The $81,200,000 of accepted Notes will be converted to 6,577,200 shares of Titan common stock and such shares will be promptly delivered to the respective tendering holders by the conversion agent. Each $1,000 principal amount of Notes is convertible into 81.0 shares of Titan common stock, which is equivalent to a conversion price of approximately $12.35 per common share.
The Offer was made pursuant to a Conversion Offer Prospectus, dated February 21, 2007, contained in a registration statement filed by Titan with the Securities and Exchange Commission, which was declared effective on February 21, 2007. Titan has retained Merrill Lynch, Pierce, Fenner & Smith Incorporated to serve as the Dealer Manager for the Offer. Questions regarding the Offer may be directed to Merrill Lynch, Pierce, Fenner & Smith Incorporated at (888) 654-8637 attention: Liability Management Group.

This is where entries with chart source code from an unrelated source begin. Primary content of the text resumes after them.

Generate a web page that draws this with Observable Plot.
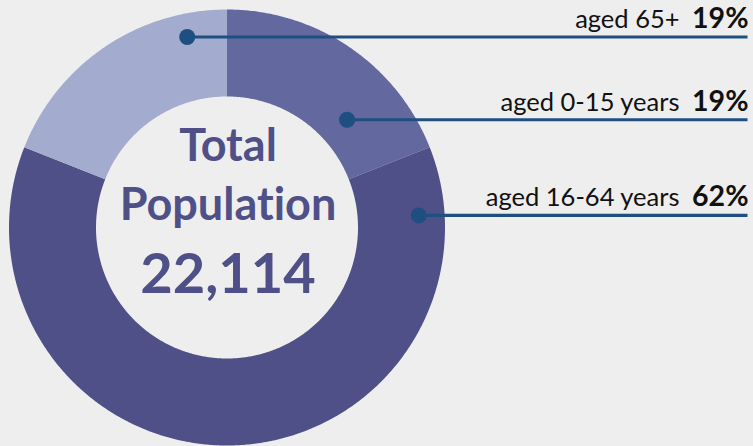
<!DOCTYPE html>
<html>
<head>
<meta charset="utf-8">
<script src="https://cdn.jsdelivr.net/npm/d3@7"></script>
<script src="https://cdn.jsdelivr.net/npm/@observablehq/plot@0.6"></script>
<style>
  html, body { margin: 0; padding: 0; background: #eeeeee; }
  #chart svg { display: block; font-variant-ligatures: none; font-feature-settings: "liga" 0, "clig" 0; }
</style>
</head>
<body>
<div id="chart"></div>
<script>
// ---- data ----
const categories = ["aged 0-15 years", "aged 16-64 years", "aged 65+"];
const shares = [19, 62, 19]; // percent
const totalPopulation = 22114;
const centerTitle = ["Total", "Population"];
const sliceColors = ["#63689f", "#4f5088", "#a3acce"];

// ---- layout ----
const W = 753, H = 446;
const CX = 226.5, CY = 227, R = 218;
const INNER = 131 / R;
const toX = px => (px - CX) / R;
const toY = py => (CY - py) / R;
// leader-dot anchors (angle from north clockwise, radius as fraction of R)
const anchorAngle = [48.1, 86.4, 348.2];
const anchorRadius = [0.74, 0.8815, 0.8927];
const lineEndPx = 747;
const labelEndPx = 679;
const pctEndPx = 748;

const rad = d => d * Math.PI / 180;

// slice polygons
const total = d3.sum(shares);
let acc = 0;
const polys = [];
categories.forEach((c, i) => {
  const a0 = acc / total * 360;
  acc += shares[i];
  const a1 = acc / total * 360;
  const n = Math.max(2, Math.ceil((a1 - a0) / 0.5));
  for (let k = 0; k <= n; k++) {
    const a = rad(a0 + (a1 - a0) * k / n);
    polys.push({cat: c, x: Math.sin(a), y: Math.cos(a)});
  }
  for (let k = n; k >= 0; k--) {
    const a = rad(a0 + (a1 - a0) * k / n);
    polys.push({cat: c, x: INNER * Math.sin(a), y: INNER * Math.cos(a)});
  }
});

const annot = categories.map((c, i) => {
  const a = rad(anchorAngle[i]);
  return {
    cat: c,
    pct: shares[i] + "%",
    x: anchorRadius[i] * Math.sin(a),
    y: anchorRadius[i] * Math.cos(a)
  };
});

const center = [
  {t: centerTitle[0], y: toY(160), size: 45},
  {t: centerTitle[1], y: toY(219), size: 45},
  {t: d3.format(",")(totalPopulation), y: toY(292), size: 56}
];

const chart = Plot.plot({
  width: W,
  height: H,
  margin: 0,
  style: {background: "#eeeeee", fontFamily: "Lato, sans-serif"},
  x: {domain: [toX(0), toX(W)], range: [0, W], axis: null},
  y: {domain: [toY(H), toY(0)], range: [H, 0], axis: null},
  color: {domain: categories, range: sliceColors},
  marks: [
    Plot.line(polys, {x: "x", y: "y", z: "cat", fill: "cat", stroke: "none", curve: "linear"}),
    Plot.link(annot, {x1: "x", y1: "y", x2: toX(lineEndPx), y2: "y", stroke: "#1f4e80", strokeWidth: 3.2}),
    Plot.dot(annot, {x: "x", y: "y", r: 8, fill: "#1f4e80", stroke: "none"}),
    Plot.text(annot, {x: toX(labelEndPx), y: "y", text: "cat", textAnchor: "end", lineAnchor: "bottom", dy: -9, fontSize: 25.5, fill: "#111111"}),
    Plot.text(annot, {x: toX(pctEndPx), y: "y", text: "pct", textAnchor: "end", lineAnchor: "bottom", dy: -9, fontSize: 28.5, fontWeight: "bold", fill: "#111111"}),
    Plot.text(center, {x: 0, y: "y", text: "t", fontSize: "size", lineAnchor: "bottom", dx: 1, fontWeight: "bold", fill: "#4f5088"})
  ]
});
document.getElementById("chart").appendChild(chart);
</script>
</body>
</html>
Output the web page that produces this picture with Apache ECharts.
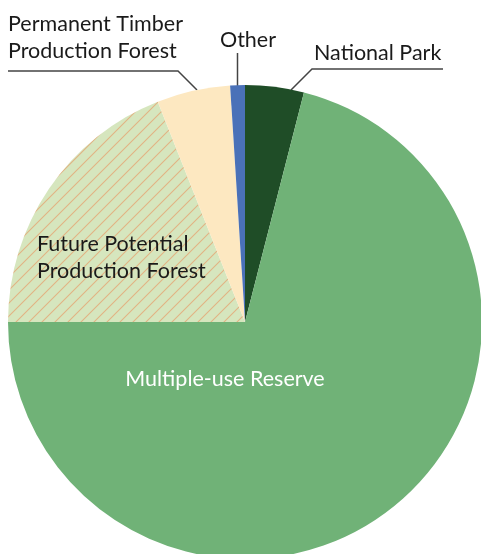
<!DOCTYPE html>
<html>
<head>
<meta charset="utf-8">
<script src="https://cdn.jsdelivr.net/npm/echarts@6/dist/echarts.min.js"></script>
<style>
html,body{margin:0;padding:0;background:#fff;}
#chart{width:481px;height:554px;}
</style>
</head>
<body>
<div id="chart"></div>
<script>
// ---- data ----
const categories = ['National Park', 'Multiple-use Reserve', 'Future Potential\nProduction Forest', 'Permanent Timber\nProduction Forest', 'Other'];
const values = [4, 71, 19, 5, 1];

// ---- styles ----
const sliceColors = ['#1f4d27', '#70b277', null, '#fde8c1', '#4a71b8'];
const labelColors = ['#1a1a1a', '#ffffff', '#1a1a1a', '#1a1a1a', '#1a1a1a'];
const labelPlacement = [
  { x: 314, y: 53, align: 'left', line: [[291, 90], [312, 69], [443, 69]] },
  { x: 225, y: 379, align: 'center', line: null },
  { x: 37, y: 258, align: 'left', line: null },
  { x: 8, y: 38, align: 'left', line: [[197, 90], [178, 71], [8, 71]] },
  { x: 248, y: 40, align: 'center', line: [[237.5, 86], [237.5, 53]] }
];

function hatchPattern() {
  const s = 13;
  const c = document.createElement('canvas');
  c.width = s; c.height = s;
  const g = c.getContext('2d');
  g.fillStyle = '#d6e6be';
  g.fillRect(0, 0, s, s);
  g.strokeStyle = '#e2b384';
  g.lineWidth = 1.1;
  g.beginPath();
  g.moveTo(-2, s + 2); g.lineTo(s + 2, -2);
  g.moveTo(-2, 2); g.lineTo(2, -2);
  g.moveTo(s - 2, s + 2); g.lineTo(s + 2, s - 2);
  g.stroke();
  return { image: c, repeat: 'repeat' };
}

const chart = echarts.init(document.getElementById('chart'), null, { renderer: 'canvas' });
const data = categories.map((name, i) => ({
  name: name,
  value: values[i],
  itemStyle: { color: sliceColors[i] || hatchPattern() },
  label: { color: labelColors[i] },
  labelLine: { show: !!labelPlacement[i].line }
}));

chart.setOption({
  animation: false,
  series: [{
    type: 'pie',
    center: [245, 322],
    radius: 237,
    startAngle: 90,
    clockwise: true,
    avoidLabelOverlap: false,
    silent: true,
    itemStyle: { borderWidth: 0 },
    label: {
      show: true,
      position: 'outside',
      formatter: '{b}',
      fontFamily: 'Lato',
      fontSize: 21.5,
      lineHeight: 27,
      color: '#1a1a1a'
    },
    labelLine: {
      show: true,
      lineStyle: { color: '#444', width: 1.5 },
      length: 10,
      length2: 10
    },
    labelLayout: function (params) {
      const p = labelPlacement[params.dataIndex];
      const out = { x: p.x, y: p.y, align: p.align, verticalAlign: 'middle', hideOverlap: false };
      if (p.line) out.labelLinePoints = p.line;
      return out;
    },
    data: data
  }]
});
</script>
</body>
</html>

Titan selected Global Bondholder Services Corporation to serve as both the Information and Conversion Agent. Questions regarding the Offer may be directed to Global Bondholder Services Corporation by telephone at (866) 470-3900.
Titan International, Inc., a holding company, owns subsidiaries that supply wheels, tires and assemblies for off-highway equipment used in agricultural, earthmoving/construction and consumer (including all terrain vehicles and trailers) applications.